As well as making removal easier, finishing prior to glue-up eliminates the problem of glue staining the timber.

Doug Shepard
09-05-2009, 7:12 AM
Anything sharp and flat. LV sells a flush plane that works pretty well http://www.leevalley.com/wood/page.aspx?c=2&p=32664&cat=1,230,41182 (http://www.leevalley.com/wood/page.aspx?c=2&p=32664&cat=1,230,41182) but I've often just pulled the iron out of a plane and used that. A sharp chisel works well if room permits.

Keith Christopher
09-05-2009, 9:57 AM
I'm always missing a bit too. Sharp chisel followed by cabinet scraper works for me.

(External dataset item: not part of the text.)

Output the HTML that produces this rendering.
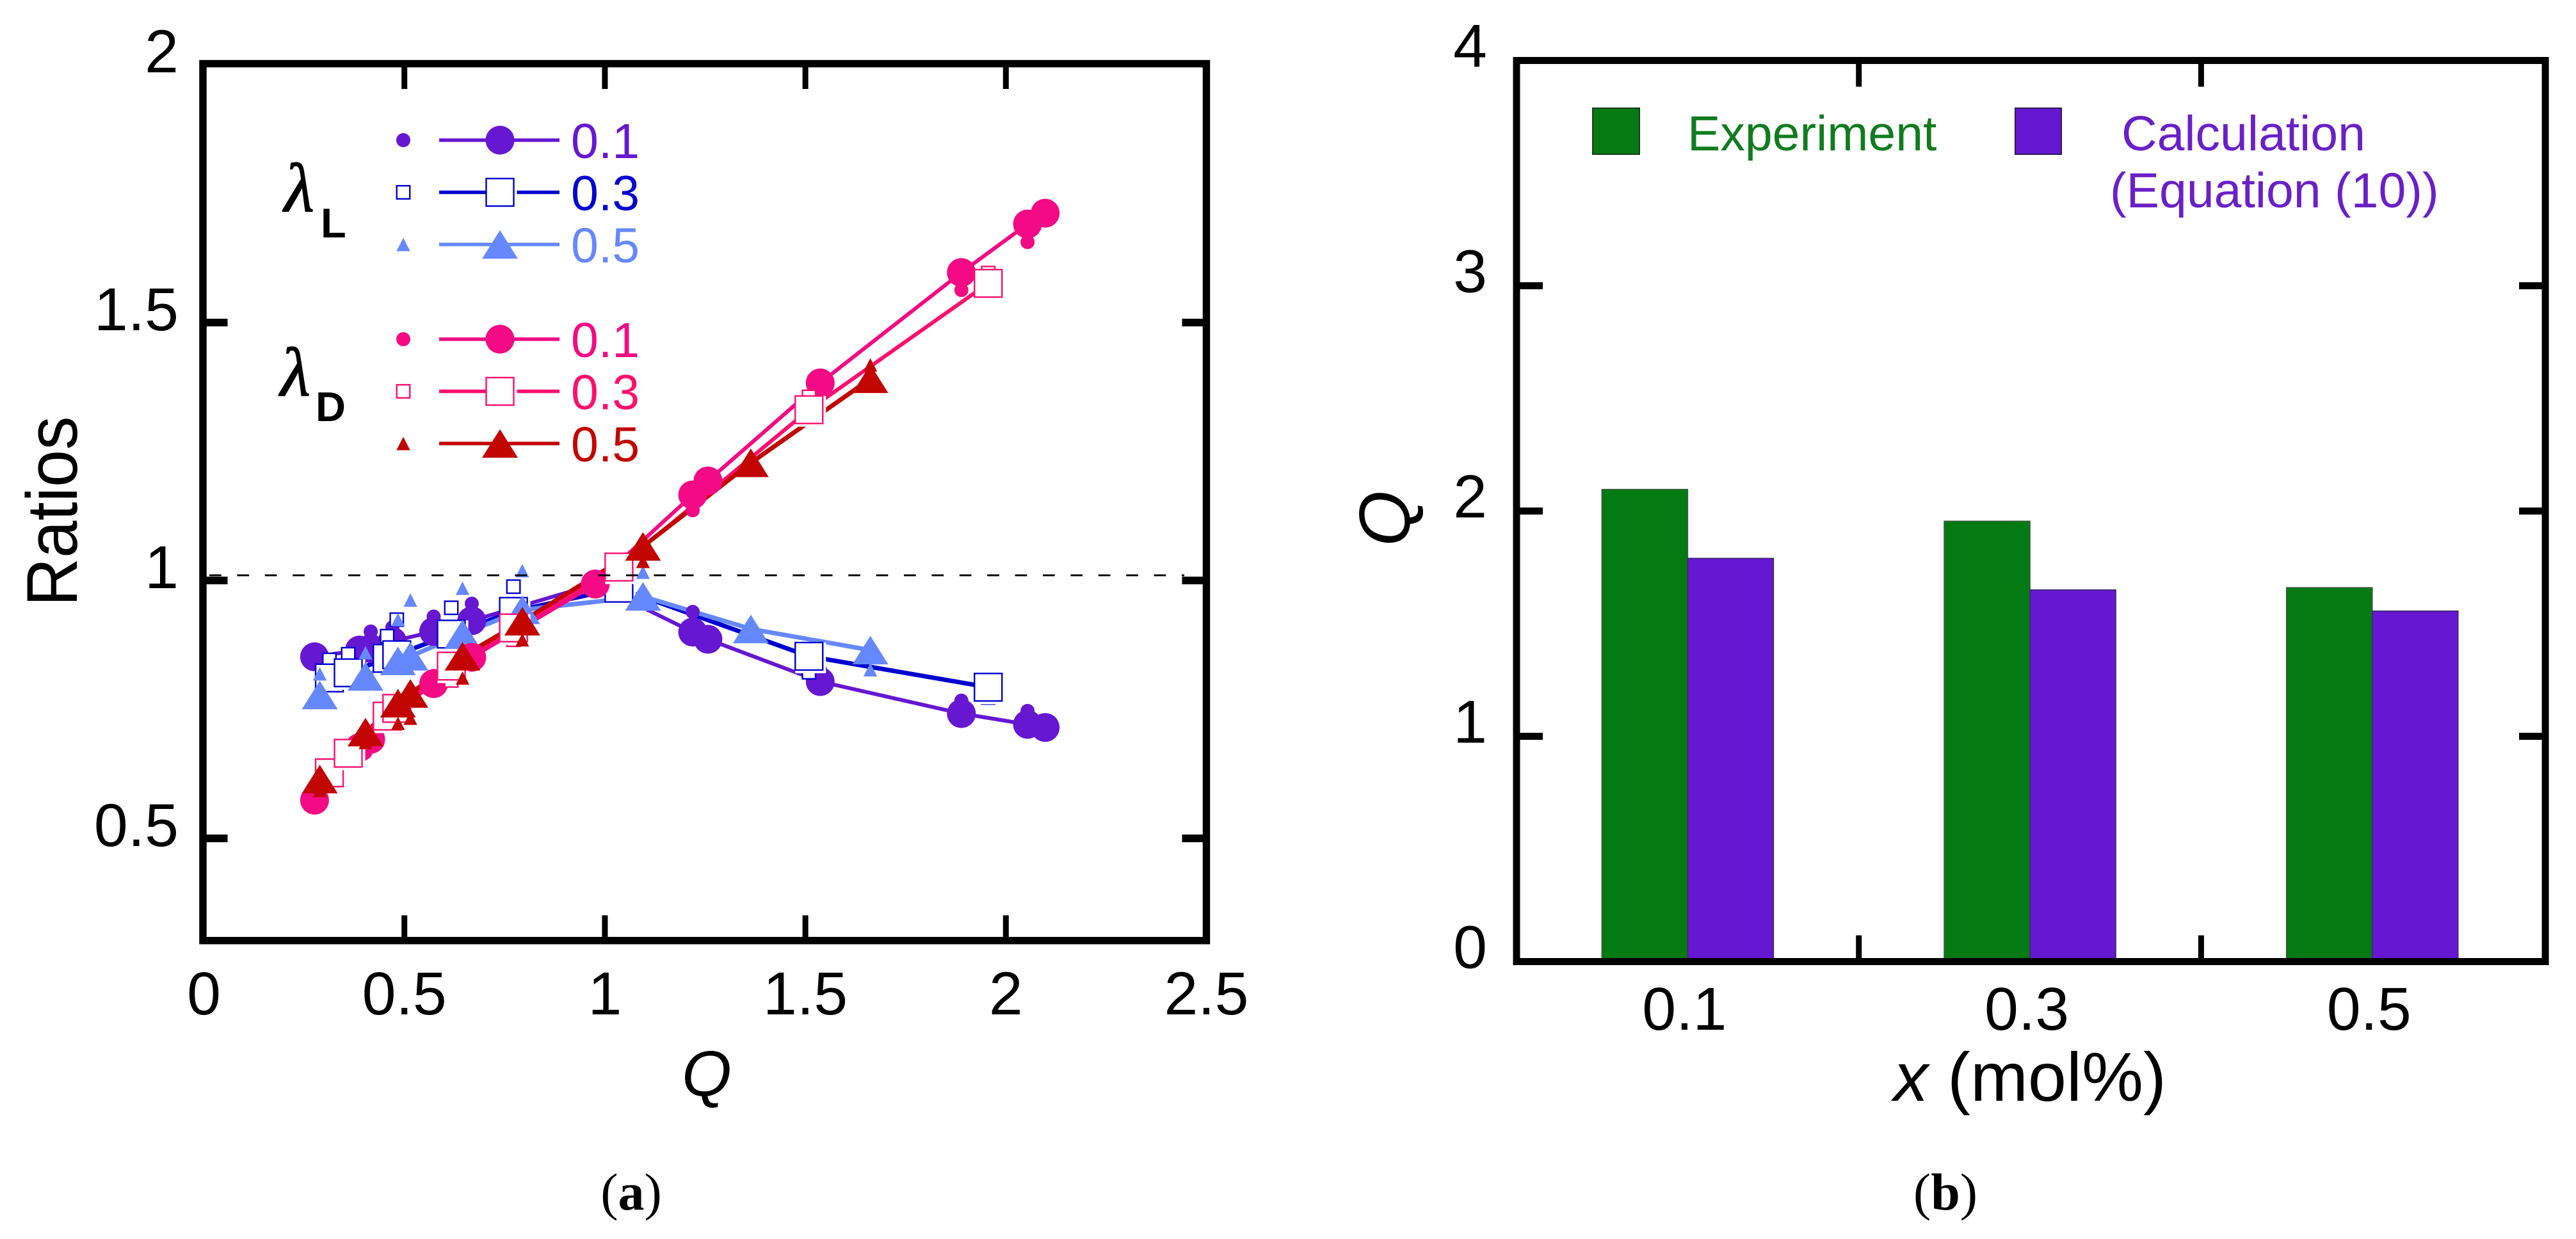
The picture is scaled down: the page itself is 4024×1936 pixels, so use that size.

This is the easiest way eveah !

Kevin Groenke
09-05-2009, 10:16 AM
Finishing components prior to glue-up is an option - the squeeze-out is usually a lot easier to remove from a finished surface than a bare wood surface.
As well as making removal easier, finishing prior to glue-up eliminates the problem of glue staining the timber.

Yep, I often finish before assembly simply because it gives much more control over all of the variables. I mask off tenons and other bare wood when finishing. With stain and/or finish and often wax on the finished surfaces, dried glue pops right off and never gets into the grain so the resulting "glue shadows" are not a problem.

Obviously each piece is handled differently, whether to finish before or after is a decision to be made for each one and is influenced by the eventual finish and application method (stained or clear - sprayed, brushed or wiped?)

Pre-finishing is usually my preferred method for anything with numerous mortise & tenons like Arts and Crafts seating and tables. Also carcasses with a complicated finishing schedule since getting a consistent finish into corners can be difficult. If I intend to spray on the final finish, I'll sometime seal with a thin cut of shellac before gluing up.

John Thompson
09-05-2009, 10:32 AM
I'll join Greg and Kevin with finish before glue up and then a rag dampened with distilled water makes it a charm. But.. there are occasions that glue up after finish is not feasible. So... I use an old #5 plane iron when wide is necessary and the appropriate chisel size for smaller needs.

I will emphasize the iron and chisels are sharp and.... I hold them canted at about 5-7 degrees with the back of the iron or chisel facing me and remove with a pull stroke which gives more control IMO. You get a feel for just how much pressure to use to get it done taking just what you need to off without digging in.

Have fun...

John Coloccia
09-05-2009, 11:36 AM
http://images.google.com/imgres?imgurl=https://www.mclendons.com/img/products/01/013670.jpg&imgrefurl=https://www.mclendons.com/item.asp%3Fsku%3D013670%26cat%3DPaint%26subcat1%3D painting%2Bequipment%2B%2526%2Bacc.%26subcat2%3Dsc rapers%2B%2526%2Bputty%2Bknives&usg=__sDvYIH3yPhAk1BdQLjRdnujEGQQ=&h=300&w=300&sz=22&hl=en&start=21&um=1&tbnid=ySy7iztk3smWCM:&tbnh=116&tbnw=116&prev=/images%3Fq%3Dpaint%2Bscraper%26ndsp%3D18%26hl%3Den %26safe%3Doff%26sa%3DN%26start%3D18%26um%3D1

Works for me, anyhow. Best, of course, is to aggressively clean it as you assemble.

Bill Huber
09-05-2009, 9:15 PM
With most of my glue ups I always have glue I miss so I just get out the old jack hammer, its a little loud but get the glue off.... :D

Really I am a chisel and scraper man.

I also have a little Bahco 625 that works very well in those real tight corners.